[Charts and diagrams as code]
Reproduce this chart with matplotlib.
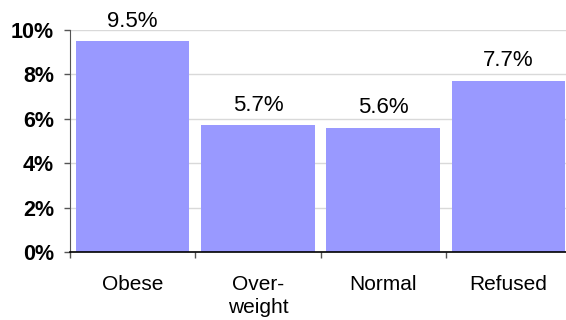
import matplotlib
matplotlib.use("Agg")
import matplotlib.pyplot as plt
from matplotlib.ticker import FixedLocator

categories = ["Obese", "Over-\nweight", "Normal", "Refused"]
values = [9.5, 5.7, 5.6, 7.7]
value_labels = ["9.5%", "5.7%", "5.6%", "7.7%"]
yticks = [0, 2, 4, 6, 8, 10]
ytick_labels = ["0%", "2%", "4%", "6%", "8%", "10%"]

plt.rcParams['font.family'] = ['Liberation Sans', 'DejaVu Sans']

fig = plt.figure(figsize=(5.66, 3.2), dpi=100)
ax = fig.add_axes([70/566, 68/320, 501/566, 222/320])

x = list(range(len(categories)))
ax.bar(x, values, width=0.905, color="#9999FF", zorder=3)
ax.set_xlim(-0.5, len(categories) - 0.5)
ax.set_ylim(0, 10)

ax.set_yticks(yticks)
ax.set_yticklabels(ytick_labels, fontsize=15.5, fontweight='bold')
ax.yaxis.grid(True, color="#d9d9d9", linewidth=1, zorder=0)
ax.tick_params(axis='y', direction='out', length=4.5, width=1, color="#555555", pad=7)

ax.set_xticks(x)
ax.set_xticklabels(categories, fontsize=15, linespacing=1.3)
ax.tick_params(axis='x', which='major', length=0, pad=16.5)
ax.xaxis.set_minor_locator(FixedLocator([i - 0.5 for i in range(len(categories) + 1)]))
ax.tick_params(axis='x', which='minor', direction='out', length=4.5, width=1, color="#555555")

for s in ['top', 'right']:
    ax.spines[s].set_visible(False)
ax.spines['left'].set_color("#555555")
ax.spines['bottom'].set_color("black")
ax.spines['bottom'].set_linewidth(1.2)
ax.spines['bottom'].set_zorder(4)

for xi, v, lab in zip(x, values, value_labels):
    ax.annotate(lab, (xi, v), xytext=(0, 10.5), textcoords='offset points',
                ha='center', va='baseline', fontsize=16)

fig.savefig("out.png", dpi=100)
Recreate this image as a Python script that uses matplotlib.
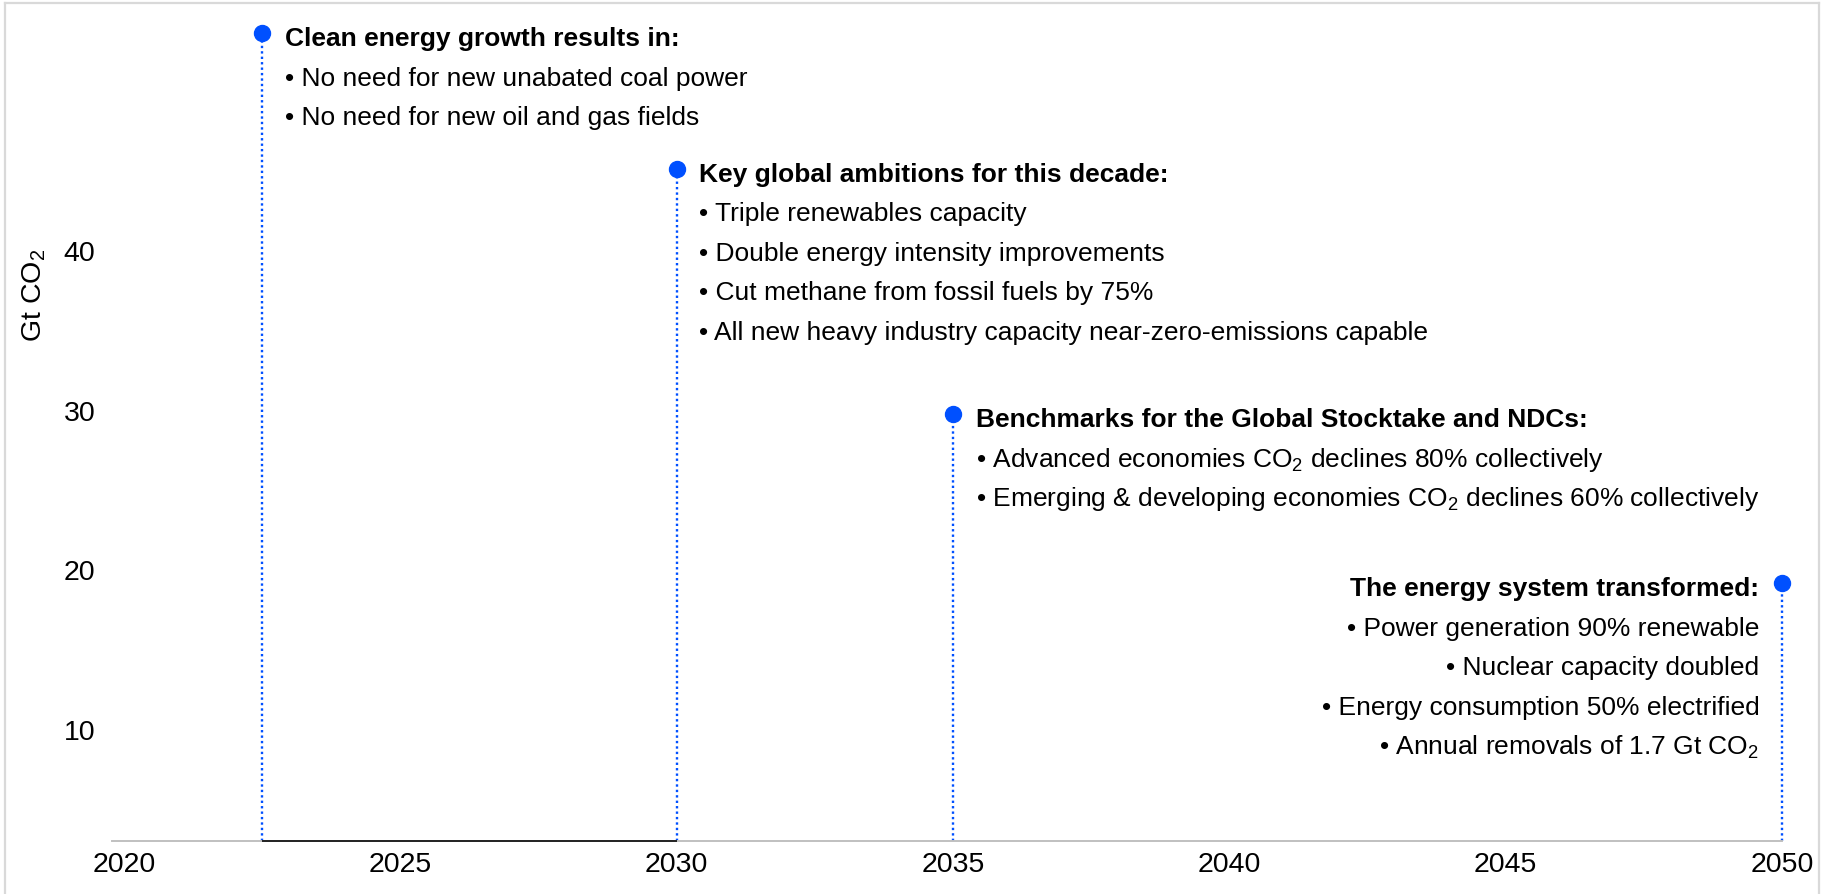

# Short problem
Each line from the top of the material through the line containing "from matplotlib.ticker import FixedLocator" should be reproduced exactly; please drop any images.

# Finished answer
Reproduce this chart with matplotlib.
import matplotlib
matplotlib.use("Agg")
import matplotlib.pyplot as plt
from matplotlib.ticker import FixedLocator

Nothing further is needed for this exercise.